(begin)

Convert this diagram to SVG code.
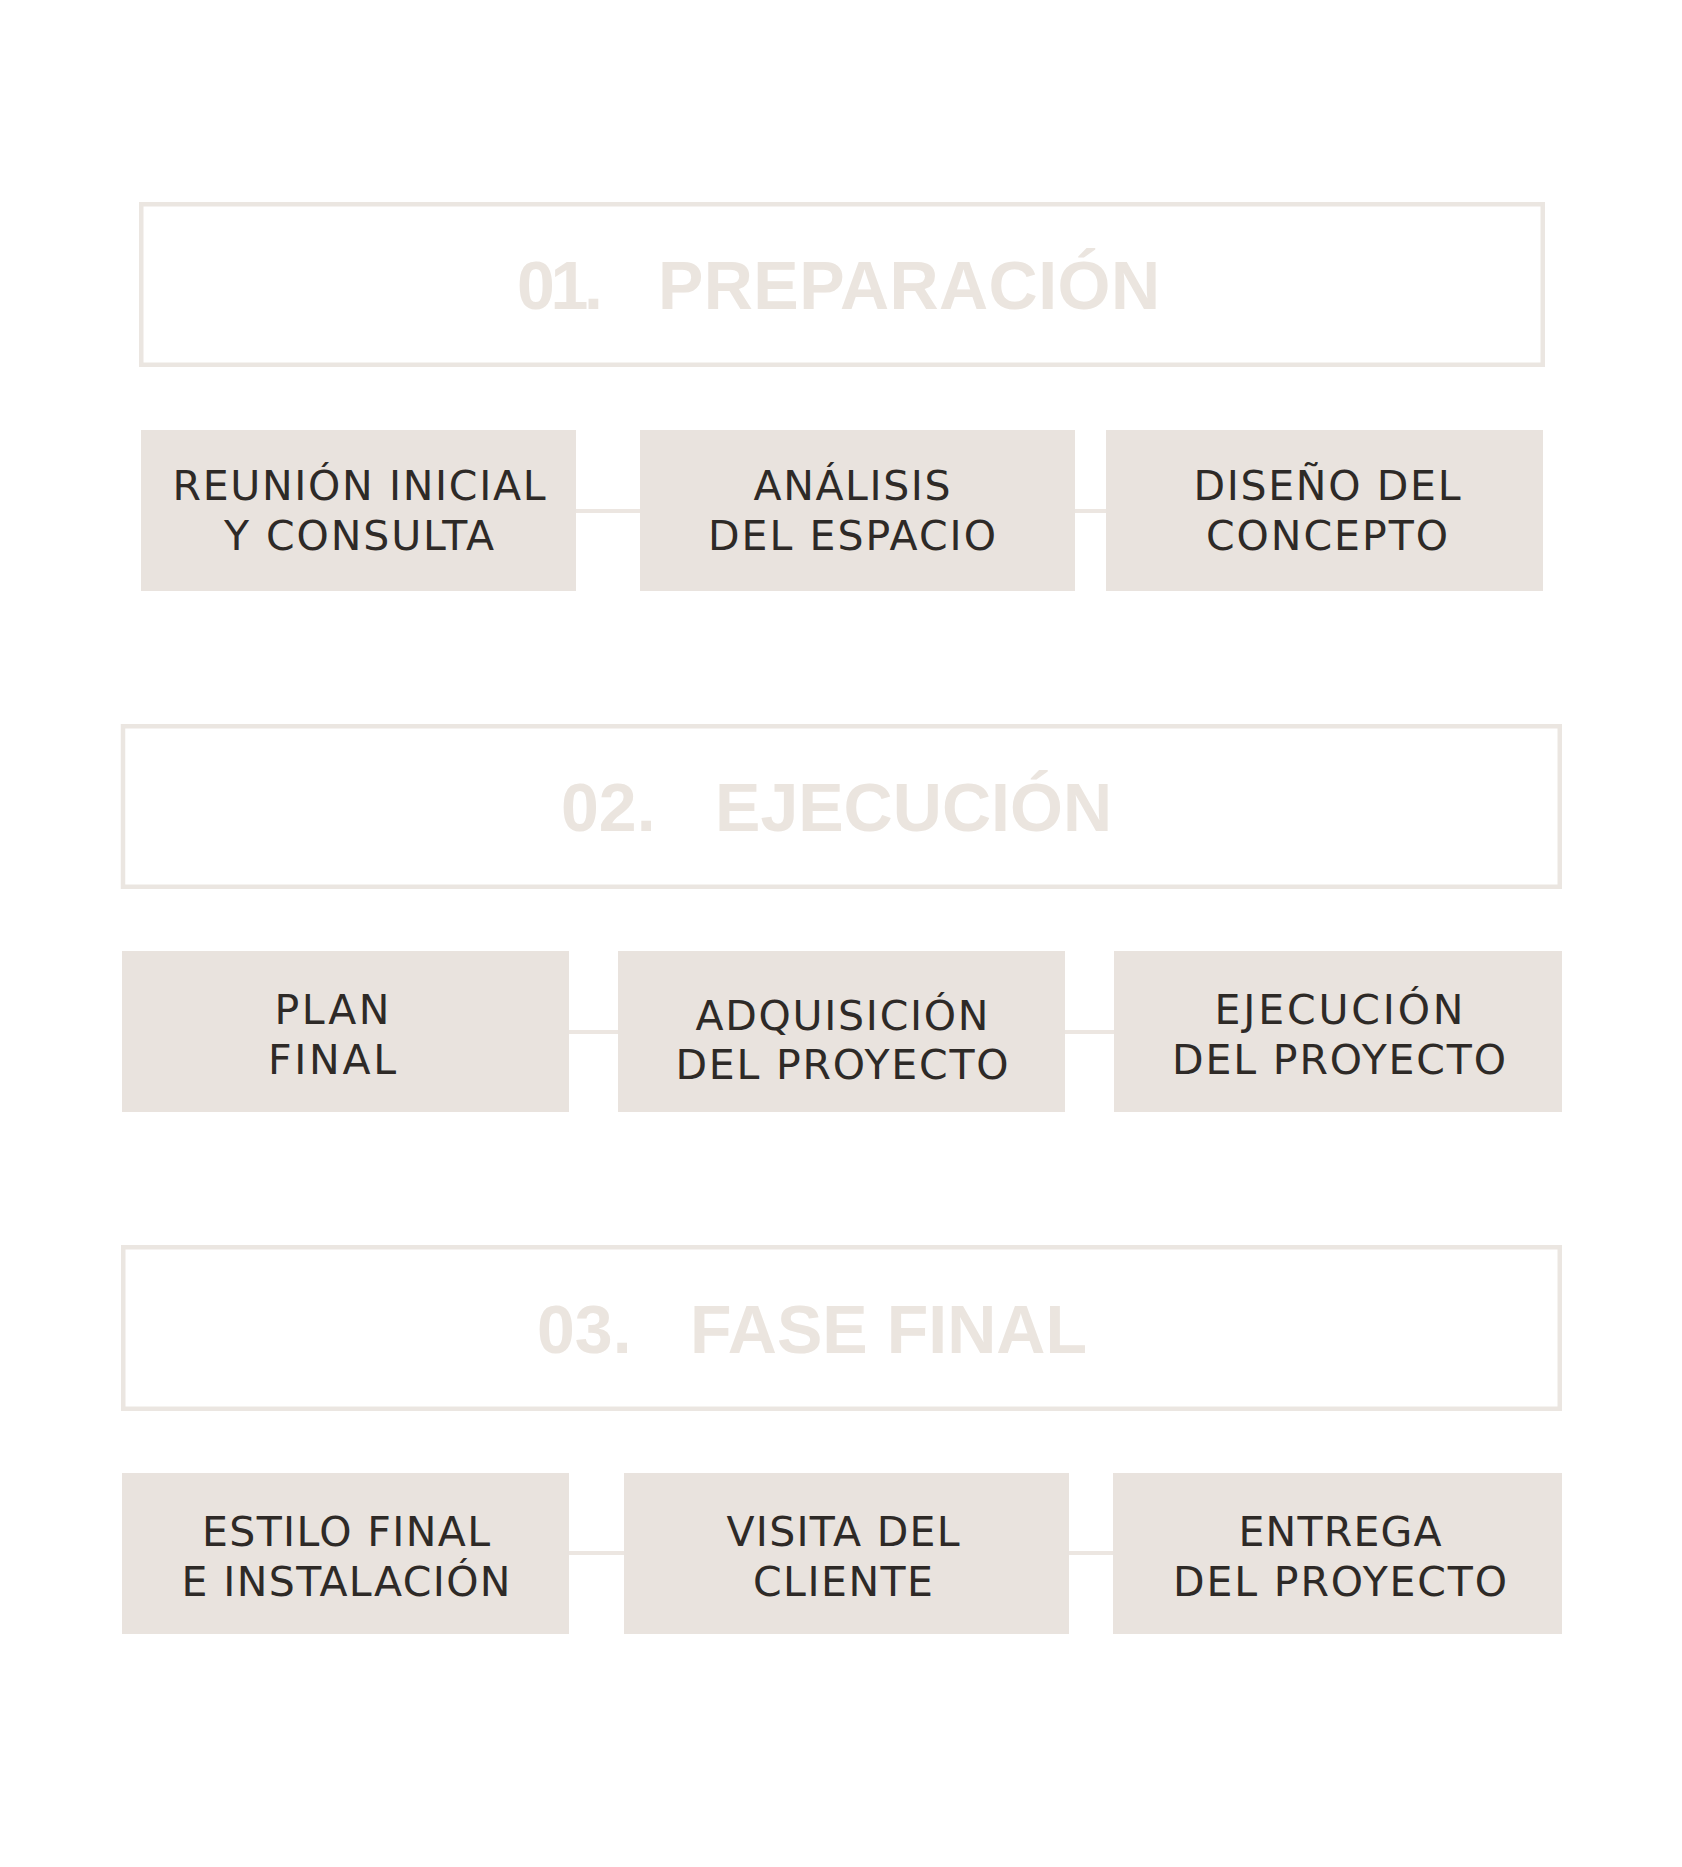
<svg xmlns="http://www.w3.org/2000/svg" width="1682" height="1867" viewBox="0 0 1682 1867">
<style>
.bg{fill:#ffffff}
.phase{fill:#ffffff;stroke:#ebe6e1;stroke-width:4.5}
.title{font-family:"Liberation Sans","DejaVu Sans",sans-serif;font-weight:bold;font-size:68px;fill:#ebe5df}
.step{fill:#e9e3de}
.label{font-family:"DejaVu Sans","Liberation Sans",sans-serif;font-size:41px;fill:#2e2a27;text-anchor:middle}
.conn{stroke:#ece6e1;stroke-width:4;fill:none}
</style>
<rect class="bg" x="0" y="0" width="1682" height="1867"/>

<g id="connectors">
<line class="conn" x1="576" y1="511" x2="640" y2="511"/>
<line class="conn" x1="1075" y1="511" x2="1106" y2="511"/>
<line class="conn" x1="569" y1="1032" x2="618" y2="1032"/>
<line class="conn" x1="1065" y1="1032" x2="1114" y2="1032"/>
<line class="conn" x1="569" y1="1553" x2="624" y2="1553"/>
<line class="conn" x1="1069" y1="1553" x2="1113" y2="1553"/>
</g>

<g id="phase1">
<rect class="phase" x="141.25" y="204.25" width="1401.5" height="160.5"/>
<text class="title" y="309"><tspan x="517" textLength="86" lengthAdjust="spacing">01.</tspan><tspan x="658" textLength="502" lengthAdjust="spacing">PREPARACIÓN</tspan></text>
</g>
<g id="step-reunion">
<rect class="step" x="141" y="430" width="435" height="161"/>
<text class="label"><tspan x="359" y="500" textLength="373" lengthAdjust="spacing">REUNIÓN INICIAL</tspan><tspan x="359" y="550" textLength="270" lengthAdjust="spacing">Y CONSULTA</tspan></text>
</g>
<g id="step-analisis">
<rect class="step" x="640" y="430" width="435" height="161"/>
<text class="label"><tspan x="852" y="500" textLength="197" lengthAdjust="spacing">ANÁLISIS</tspan><tspan x="852" y="550" textLength="288" lengthAdjust="spacing">DEL ESPACIO</tspan></text>
</g>
<g id="step-diseno">
<rect class="step" x="1106" y="430" width="437" height="161"/>
<text class="label"><tspan x="1327" y="500" textLength="267" lengthAdjust="spacing">DISEÑO DEL</tspan><tspan x="1327" y="550" textLength="242" lengthAdjust="spacing">CONCEPTO</tspan></text>
</g>

<g id="phase2">
<rect class="phase" x="123" y="726.25" width="1436.75" height="160.5"/>
<text class="title" y="831"><tspan x="561">02.</tspan><tspan x="715" textLength="397" lengthAdjust="spacing">EJECUCIÓN</tspan></text>
</g>
<g id="step-plan">
<rect class="step" x="122" y="951" width="447" height="161"/>
<text class="label"><tspan x="332" y="1024" textLength="115" lengthAdjust="spacing">PLAN</tspan><tspan x="332" y="1074" textLength="128" lengthAdjust="spacing">FINAL</tspan></text>
</g>
<g id="step-adquisicion">
<rect class="step" x="618" y="951" width="447" height="161"/>
<text class="label"><tspan x="842" y="1030" textLength="293" lengthAdjust="spacing">ADQUISICIÓN</tspan><tspan x="842" y="1079" textLength="333" lengthAdjust="spacing">DEL PROYECTO</tspan></text>
</g>
<g id="step-ejecucion">
<rect class="step" x="1114" y="951" width="448" height="161"/>
<text class="label"><tspan x="1339" y="1024" textLength="249" lengthAdjust="spacing">EJECUCIÓN</tspan><tspan x="1339" y="1074" textLength="334" lengthAdjust="spacing">DEL PROYECTO</tspan></text>
</g>

<g id="phase3">
<rect class="phase" x="123.25" y="1247.25" width="1436.5" height="161.5"/>
<text class="title" y="1353"><tspan x="537">03.</tspan><tspan x="690" textLength="397" lengthAdjust="spacing">FASE FINAL</tspan></text>
</g>
<g id="step-estilo">
<rect class="step" x="122" y="1473" width="447" height="161"/>
<text class="label"><tspan x="346" y="1546" textLength="288" lengthAdjust="spacing">ESTILO FINAL</tspan><tspan x="346" y="1596" textLength="329" lengthAdjust="spacing">E INSTALACIÓN</tspan></text>
</g>
<g id="step-visita">
<rect class="step" x="624" y="1473" width="445" height="161"/>
<text class="label"><tspan x="843" y="1546" textLength="233" lengthAdjust="spacing">VISITA DEL</tspan><tspan x="843" y="1596" textLength="180" lengthAdjust="spacing">CLIENTE</tspan></text>
</g>
<g id="step-entrega">
<rect class="step" x="1113" y="1473" width="449" height="161"/>
<text class="label"><tspan x="1340" y="1546" textLength="203" lengthAdjust="spacing">ENTREGA</tspan><tspan x="1340" y="1596" textLength="334" lengthAdjust="spacing">DEL PROYECTO</tspan></text>
</g>
</svg>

(end)

**REQUEST:**
Without the pictures, write out the whole listing above exactly as it appears.

**THE COMPLETED TASK:**
Convert this diagram to SVG code.
<svg xmlns="http://www.w3.org/2000/svg" width="1682" height="1867" viewBox="0 0 1682 1867">
<style>
.bg{fill:#ffffff}
.phase{fill:#ffffff;stroke:#ebe6e1;stroke-width:4.5}
.title{font-family:"Liberation Sans","DejaVu Sans",sans-serif;font-weight:bold;font-size:68px;fill:#ebe5df}
.step{fill:#e9e3de}
.label{font-family:"DejaVu Sans","Liberation Sans",sans-serif;font-size:41px;fill:#2e2a27;text-anchor:middle}
.conn{stroke:#ece6e1;stroke-width:4;fill:none}
</style>
<rect class="bg" x="0" y="0" width="1682" height="1867"/>

<g id="connectors">
<line class="conn" x1="576" y1="511" x2="640" y2="511"/>
<line class="conn" x1="1075" y1="511" x2="1106" y2="511"/>
<line class="conn" x1="569" y1="1032" x2="618" y2="1032"/>
<line class="conn" x1="1065" y1="1032" x2="1114" y2="1032"/>
<line class="conn" x1="569" y1="1553" x2="624" y2="1553"/>
<line class="conn" x1="1069" y1="1553" x2="1113" y2="1553"/>
</g>

<g id="phase1">
<rect class="phase" x="141.25" y="204.25" width="1401.5" height="160.5"/>
<text class="title" y="309"><tspan x="517" textLength="86" lengthAdjust="spacing">01.</tspan><tspan x="658" textLength="502" lengthAdjust="spacing">PREPARACIÓN</tspan></text>
</g>
<g id="step-reunion">
<rect class="step" x="141" y="430" width="435" height="161"/>
<text class="label"><tspan x="359" y="500" textLength="373" lengthAdjust="spacing">REUNIÓN INICIAL</tspan><tspan x="359" y="550" textLength="270" lengthAdjust="spacing">Y CONSULTA</tspan></text>
</g>
<g id="step-analisis">
<rect class="step" x="640" y="430" width="435" height="161"/>
<text class="label"><tspan x="852" y="500" textLength="197" lengthAdjust="spacing">ANÁLISIS</tspan><tspan x="852" y="550" textLength="288" lengthAdjust="spacing">DEL ESPACIO</tspan></text>
</g>
<g id="step-diseno">
<rect class="step" x="1106" y="430" width="437" height="161"/>
<text class="label"><tspan x="1327" y="500" textLength="267" lengthAdjust="spacing">DISEÑO DEL</tspan><tspan x="1327" y="550" textLength="242" lengthAdjust="spacing">CONCEPTO</tspan></text>
</g>

<g id="phase2">
<rect class="phase" x="123" y="726.25" width="1436.75" height="160.5"/>
<text class="title" y="831"><tspan x="561">02.</tspan><tspan x="715" textLength="397" lengthAdjust="spacing">EJECUCIÓN</tspan></text>
</g>
<g id="step-plan">
<rect class="step" x="122" y="951" width="447" height="161"/>
<text class="label"><tspan x="332" y="1024" textLength="115" lengthAdjust="spacing">PLAN</tspan><tspan x="332" y="1074" textLength="128" lengthAdjust="spacing">FINAL</tspan></text>
</g>
<g id="step-adquisicion">
<rect class="step" x="618" y="951" width="447" height="161"/>
<text class="label"><tspan x="842" y="1030" textLength="293" lengthAdjust="spacing">ADQUISICIÓN</tspan><tspan x="842" y="1079" textLength="333" lengthAdjust="spacing">DEL PROYECTO</tspan></text>
</g>
<g id="step-ejecucion">
<rect class="step" x="1114" y="951" width="448" height="161"/>
<text class="label"><tspan x="1339" y="1024" textLength="249" lengthAdjust="spacing">EJECUCIÓN</tspan><tspan x="1339" y="1074" textLength="334" lengthAdjust="spacing">DEL PROYECTO</tspan></text>
</g>

<g id="phase3">
<rect class="phase" x="123.25" y="1247.25" width="1436.5" height="161.5"/>
<text class="title" y="1353"><tspan x="537">03.</tspan><tspan x="690" textLength="397" lengthAdjust="spacing">FASE FINAL</tspan></text>
</g>
<g id="step-estilo">
<rect class="step" x="122" y="1473" width="447" height="161"/>
<text class="label"><tspan x="346" y="1546" textLength="288" lengthAdjust="spacing">ESTILO FINAL</tspan><tspan x="346" y="1596" textLength="329" lengthAdjust="spacing">E INSTALACIÓN</tspan></text>
</g>
<g id="step-visita">
<rect class="step" x="624" y="1473" width="445" height="161"/>
<text class="label"><tspan x="843" y="1546" textLength="233" lengthAdjust="spacing">VISITA DEL</tspan><tspan x="843" y="1596" textLength="180" lengthAdjust="spacing">CLIENTE</tspan></text>
</g>
<g id="step-entrega">
<rect class="step" x="1113" y="1473" width="449" height="161"/>
<text class="label"><tspan x="1340" y="1546" textLength="203" lengthAdjust="spacing">ENTREGA</tspan><tspan x="1340" y="1596" textLength="334" lengthAdjust="spacing">DEL PROYECTO</tspan></text>
</g>
</svg>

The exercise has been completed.